The lumber yards of Coombe, Blagden and Smallwood were here, as well as Dyer’s saw and planing mill.
On 4th street were Mrs. Charles, Mrs. Sarah F. Boyce, F. Burley and King & Foyle’s slaughterhouse. Facing the canal was Joseph Johnson’s wheelwright shop.
On Georgia avenue resided George Sanford and John Ferguson, the former a wood and coal measurer and the latter clerk at Smallwood’s wharf.
Twenty years later, in the forties, Williams & Jolly had a wood yard near the corner of Georgia avenue and 3d street, and the store was conducted by them.
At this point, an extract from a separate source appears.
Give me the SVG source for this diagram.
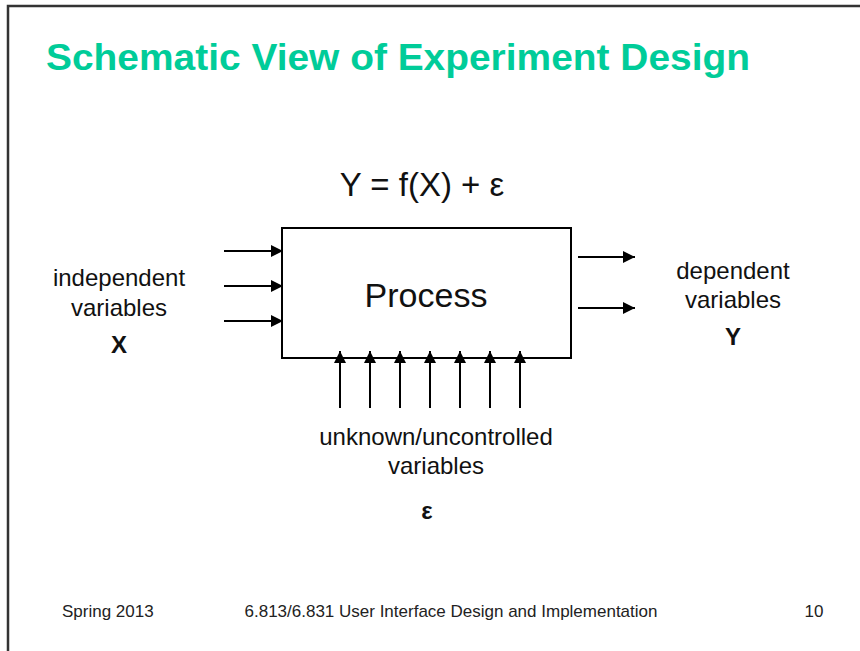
<svg xmlns="http://www.w3.org/2000/svg" width="860" height="651" viewBox="0 0 860 651">
<defs>
<marker id="ah" viewBox="0 0 12 12" refX="12" refY="6" markerWidth="12" markerHeight="12" markerUnits="userSpaceOnUse" orient="auto">
<path d="M0,0 L12,6 L0,12 Z" fill="#000"/>
</marker>
</defs>
<style>
.t{font-family:"Liberation Sans",Arial,sans-serif;fill:#111}
.c{text-anchor:middle}
.b{font-weight:bold}
.ft{font-family:"Liberation Sans",Arial,sans-serif;fill:#222;font-size:17px}
.ar{stroke:#000;stroke-width:2;fill:none;marker-end:url(#ah)}
</style>
<rect x="0" y="0" width="860" height="651" fill="#fff"/>
<path d="M8,651 V6 H860" fill="none" stroke="#333" stroke-width="2.5"/>
<text x="46" y="70" class="b" font-family="Liberation Sans,Arial,sans-serif" font-size="36" fill="#00cc99" textLength="704" lengthAdjust="spacingAndGlyphs">Schematic View of Experiment Design</text>
<text x="422" y="196" class="t c" font-size="33">Y = f(X) + ε</text>
<g id="process">
<rect x="282" y="228" width="289" height="130" fill="#fff" stroke="#000" stroke-width="2"/>
<text x="426" y="307" class="t c" font-size="34">Process</text>
</g>
<g id="independent">
<text x="119" y="286" class="t c" font-size="24">independent</text>
<text x="119" y="316" class="t c" font-size="24">variables</text>
<text x="119" y="353" class="t c b" font-size="24">X</text>
</g>
<g id="dependent">
<text x="733" y="279" class="t c" font-size="24">dependent</text>
<text x="733" y="308" class="t c" font-size="24">variables</text>
<text x="733" y="345" class="t c b" font-size="24">Y</text>
</g>
<g id="unknown">
<text x="436" y="445" class="t c" font-size="24">unknown/uncontrolled</text>
<text x="436" y="474" class="t c" font-size="24">variables</text>
<text x="427" y="519" class="t c b" font-size="24">ε</text>
</g>
<g id="connectors">
<line class="ar" x1="224" y1="251" x2="283" y2="251"/>
<line class="ar" x1="224" y1="286" x2="283" y2="286"/>
<line class="ar" x1="224" y1="321" x2="283" y2="321"/>
<line class="ar" x1="578" y1="257" x2="635" y2="257"/>
<line class="ar" x1="578" y1="308" x2="635" y2="308"/>
<line class="ar" x1="340" y1="408" x2="340" y2="351"/>
<line class="ar" x1="370" y1="408" x2="370" y2="351"/>
<line class="ar" x1="400" y1="408" x2="400" y2="351"/>
<line class="ar" x1="430" y1="408" x2="430" y2="351"/>
<line class="ar" x1="460" y1="408" x2="460" y2="351"/>
<line class="ar" x1="490" y1="408" x2="490" y2="351"/>
<line class="ar" x1="520" y1="408" x2="520" y2="351"/>
</g>
<g id="footer">
<text x="62" y="617" class="ft">Spring 2013</text>
<text x="451" y="617" class="ft c">6.813/6.831 User Interface Design and Implementation</text>
<text x="814" y="617" class="ft c">10</text>
</g>
</svg>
Capt. Jolley lived north, as did Dr. James Coombe, in the Coombe mansion. George B. Smith, brickmaker; and M. Williams, Wilford Van Riswick, long a carpenter and builder; Amon Woodward, who in early life was the contractor for sinking wells, etc.; J.H. Wise, plasterer; John Wheat, printer, descendant of an old settler; H. Teachem, carpenter, from old stock; George Bean, a grocer; and E. Mattingly, who kept a tavern and grocery, were also on 3d street.
On N street was Blagden’s lumber yard and George Moore, A. Emerson and W. Bary. On M street were William Bayliss and George Collard, the latter a native of Carrollsburg, engaged for very many years in the lumber business. On the canal was Thomas N. Fugitt and on Georgia avenue Nathaniel Brady and John Ferguson, then a wood corder, long a clerk on Smallwood’s wharf, also the saw and planing mill of Alexander Dyer.
In the twenties there were the taverns and grocery of Edward Mattingly and the grocery of Joseph Fugitt.